The former Carlyle Group CEO came out on top of the Trump-friendly GOP field after a controversial nominating process.

Glenn Youngkin will become the Republican nominee for governor in Virginia after fellow businessman Pete Snyder conceded following a full day of ballot counting.

Youngkin, a former private equity executive, will face whomever Democrats nominate in their own primary next month.

“While certainly would have preferred a W, I send my heartfelt congratulations to @glennyoungkin on a tremendous race + deserved win. He + the ticket have my 100% support. Grateful to @Bursonsnyder + entire team. Love you all + our big family that is the VA GOP,” Snyder said in a tweet, conceding the race.
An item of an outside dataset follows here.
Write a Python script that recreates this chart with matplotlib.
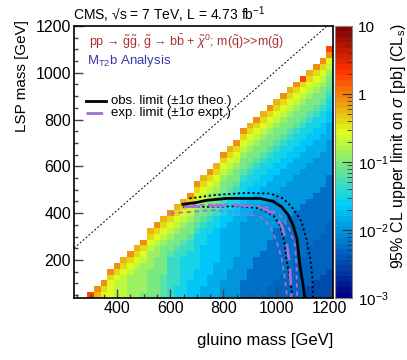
import numpy as np
import matplotlib
matplotlib.use('Agg')
from matplotlib import pyplot as plt
from matplotlib.colors import LinearSegmentedColormap, LogNorm
from matplotlib.ticker import FixedLocator, MultipleLocator, LogLocator, NullFormatter

plt.rcParams['font.family'] = ['Liberation Sans', 'DejaVu Sans']
plt.rcParams['mathtext.fontset'] = 'custom'
plt.rcParams['mathtext.rm'] = 'Liberation Sans'
plt.rcParams['mathtext.it'] = 'Liberation Sans:italic'
plt.rcParams['mathtext.sf'] = 'Liberation Sans'

# gluino mass of each filled column [GeV]
gluino_mass = [300, 325, 350, 375, 400, 425, 450, 475, 500, 525, 550, 575, 600,
               625, 650, 675, 700, 725, 750, 775, 800, 825, 850, 875, 900, 925,
               950, 975, 1000, 1025, 1050, 1075, 1100, 1125, 1150, 1175, 1200]

# colour level read off per cell, one string per column, bottom row is LSP = 50 GeV,
# step 25 GeV; 'a' = 1e-3 pb ... 'z' = 10 pb (log scale)
cell_levels = [
    "u",
    "rs",
    "pqs",
    "pppqs",
    "ooopqs",
    "oooopqr",
    "nnnnopqs",
    "nnnnnopqr",
    "mnnnnnopqs",
    "mmmmmnnnopqr",
    "mmmmmmmnnopqs",
    "llllmmmmmnopqr",
    "kkkkkkklmmnopqs",
    "jjkkkkkklmmnopqr",
    "jjjjjjjkklmmnopqr",
    "iiijjjjjkklmmnopqs",
    "iiiiijjjjjjklmmnopqs",
    "hhiiiiiiijjjklmmnopqr",
    "hhhhiiiiiiijjklmmnopqs",
    "hhhhhhiiiiiijjklmmnopqr",
    "ggghhhhhhhhhiijjklmmnopqs",
    "ggggghhhhhhhhiijjklmmnopqr",
    "ggggggghhhhhhhiijjklmmnopqs",
    "fffgggggggggghhhiijjklmmnopqs",
    "fffffggggggggghhhiijjklmmnopqr",
    "fffffffgggggggghhhiijjklmmnopqs",
    "ffffffffgggggggghhhiijjklmmnopqr",
    "eeffffffffggggggghhhiijjklmmnopqs",
    "eeefffffffffgggggghhhiijjklmmnopqr",
    "eeeefffffffffgggggghhhiijjklmmnopqs",
    "eeeeefffffffffgggggghhhiijjklmmnopqr",
    "eeeeeefffffffffgggggghhhiijjklmmnopqs",
    "eeeeeeefffffffffgggggghhhiijjklmmnopqu",
    "ddeeeeeeeffffffffgggggghhhiijjklmmnopqr",
    "dddeeeeeeeffffffffgggggghhhiijjklmmnopqs",
    "ddddeeeeeeeffffffffgggggghhhiijjklmmnopqs",
    "dddddeeeeeeeeffffffffgggggghhhiijjklmmnopsu",
]

# exclusion contours (gluino mass, LSP mass) [GeV]
obs_x = [647, 700, 737, 812, 937, 987, 1019, 1044, 1062, 1077, 1085, 1091, 1100, 1106]
obs_y = [438, 446, 455, 463, 463, 451, 427, 392, 349, 292, 207, 151, 94, 40]
obs_up_x = [672, 762, 887, 975, 1025, 1062, 1094, 1112, 1127, 1135, 1137]
obs_up_y = [463, 477, 487, 484, 463, 420, 363, 292, 207, 122, 40]
obs_dn_x = [647, 762, 862, 937, 987, 1012, 1029, 1037, 1050, 1060]
obs_dn_y = [427, 427, 430, 420, 392, 349, 278, 207, 122, 40]
exp_x = [650, 862, 937, 987, 1019, 1037, 1050, 1056]
exp_y = [427, 434, 427, 399, 349, 278, 179, 40]
exp_up_x = [650, 837, 962, 1012, 1047, 1069, 1075, 1077]
exp_up_y = [434, 438, 427, 392, 335, 264, 179, 40]
exp_dn_x = [600, 762, 862, 937, 975, 1000, 1019, 1031, 1040]
exp_dn_y = [399, 413, 403, 385, 349, 278, 207, 122, 40]

# ROOT style rainbow palette
stops = [0.0, 0.34, 0.61, 0.84, 1.0]
reds = [0.0, 0.0, 0.87, 1.0, 0.51]
greens = [0.0, 0.81, 1.0, 0.2, 0.0]
blues = [0.51, 1.0, 0.12, 0.0, 0.0]
palette = LinearSegmentedColormap.from_list(
    'root', [(s, (r, g, b)) for s, r, g, b in zip(stops, reds, greens, blues)], N=50)

x_edges = np.arange(237.5, 1212.6, 25)
y_edges = np.arange(37.5, 1212.6, 25)
z = np.full((len(y_edges) - 1, len(x_edges) - 1), np.nan)
for mg, col in zip(gluino_mass, cell_levels):
    i = int((mg - 250) // 25)
    for j, c in enumerate(col):
        z[j, i] = 10 ** (-3 + 4 * (ord(c) - ord('a')) / 25.0)

W, H = 407, 360
fig = plt.figure(figsize=(W / 100, H / 100), dpi=100)
ax = fig.add_axes([74 / W, 1 - 298 / H, 259 / W, 272 / H])
mesh = ax.pcolormesh(x_edges, y_edges, np.ma.masked_invalid(z), cmap=palette,
                     norm=LogNorm(1e-3, 10), shading='flat')

# kinematic diagonal
ax.plot([237.5, 1190], [250, 1200], color='black', ls=(0, (2, 2)), lw=0.7)

ax.plot(obs_up_x, obs_up_y, color='black', ls=(0, (1.2, 1.5)), lw=1.3)
ax.plot(obs_dn_x, obs_dn_y, color='black', ls=(0, (1.2, 1.5)), lw=1.3)
ax.plot(exp_up_x, exp_up_y, color='#a070d8', ls=(0, (2.5, 2)), lw=1.3)
ax.plot(exp_dn_x, exp_dn_y, color='#a070d8', ls=(0, (2.5, 2)), lw=1.3)
ax.plot(exp_x, exp_y, color='#a070d8', ls=(0, (6, 3)), lw=2)
ax.plot(obs_x, obs_y, color='black', lw=2)

ax.set_xlim(237.5, 1212.5)
ax.set_ylim(37.5, 1200)
ax.xaxis.set_major_locator(FixedLocator([400, 600, 800, 1000, 1200]))
ax.xaxis.set_minor_locator(MultipleLocator(50))
ax.yaxis.set_major_locator(FixedLocator([200, 400, 600, 800, 1000, 1200]))
ax.yaxis.set_minor_locator(MultipleLocator(50))
ax.tick_params(which='both', direction='in', color='#444444', labelsize=11.5, pad=2)
ax.tick_params(which='major', length=6.5, width=1)
ax.tick_params(which='minor', length=3, width=1)
for sp in ax.spines.values():
    sp.set_linewidth(1.2)

# colour bar
cax = fig.add_axes([335 / W, 1 - 298 / H, 17 / W, 272 / H])
cb = fig.colorbar(mesh, cax=cax)
cb.outline.set_edgecolor('#888888')
cb.set_ticks([1e-3, 1e-2, 1e-1, 1, 10])
cb.set_ticklabels(['10$^{-3}$', '10$^{-2}$', '10$^{-1}$', '1', '10'])
cax.yaxis.set_minor_locator(LogLocator(subs=np.arange(2, 10)))
cax.yaxis.set_minor_formatter(NullFormatter())
cax.tick_params(which='both', direction='in', color='#333333', labelsize=11, pad=4)
cax.tick_params(which='major', length=7)
cax.tick_params(which='minor', length=3.5)

# texts
fig.text(73 / W, 1 - 15 / H, 'CMS, \u221as = 7 TeV, L = 4.73 fb$^{-1}$', fontsize=10,
         va='center', ha='left')
fig.text(89 / W, 1 - 42 / H,
         'pp \u2192 ' + r'$\tilde{\mathrm{g}}\tilde{\mathrm{g}}$, $\tilde{\mathrm{g}}$' + ' \u2192 '
         r'b$\bar{\mathrm{b}}$ + $\tilde{\chi}^{0}$; m($\tilde{\mathrm{q}}$)>>m($\tilde{\mathrm{g}}$)',
         color='#aa3030', fontsize=9, va='center', ha='left')
fig.text(87 / W, 1 - 61 / H, r'M$_{\mathrm{T2}}$b Analysis', color='#3a3aa8', fontsize=9.5,
         va='center', ha='left')
fig.add_artist(plt.Line2D([86 / W, 106 / W], [1 - 101 / H, 1 - 101 / H], color='black', lw=2))
fig.text(111 / W, 1 - 101 / H, 'obs. limit (\u00b11\u03c3 theo.)', fontsize=9.5, va='center')
fig.add_artist(plt.Line2D([86 / W, 106 / W], [1 - 113 / H, 1 - 113 / H], color='#a070d8', lw=2,
                          ls=(0, (6, 3, 2, 3))))
fig.text(111 / W, 1 - 113 / H, 'exp. limit (\u00b11\u03c3 expt.)', fontsize=9.5, va='center')

fig.text(333 / W, 1 - 340 / H, 'gluino mass [GeV]', fontsize=12, ha='right', va='center')
fig.text(22 / W, 1 - 20 / H, 'LSP mass [GeV]', fontsize=11, rotation=90, ha='center', va='top')
fig.text(398 / W, 1 - 24 / H, r'95% CL upper limit on $\sigma$ [pb] (CL$_{\mathrm{s}}$)',
         fontsize=11.5, rotation=90, ha='center', va='top')

fig.savefig('out.png', dpi=100)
Seven candidates competed for the GOP nomination in an unusual and controversial “unassembled convention” held Saturday, when some 28,000 Republican voters and activists cast weighted and rank-choiced ballots at dozens of locations across the state after the party opted against a standard primary.

Youngkin, 54, retired as co-CEO of the private equity giant Carlyle Group last year and turned his focus to politics. His personal wealth helped seed his bid for the GOP nomination. He loaned himself $5.5 million in the first quarter of 2021, according to the most recently available campaign finance disclosures.

Virginia’s off-year gubernatorial election, which always takes place the year after a presidential vote, is often read as a bellwether of the national mood a year into a new presidential term.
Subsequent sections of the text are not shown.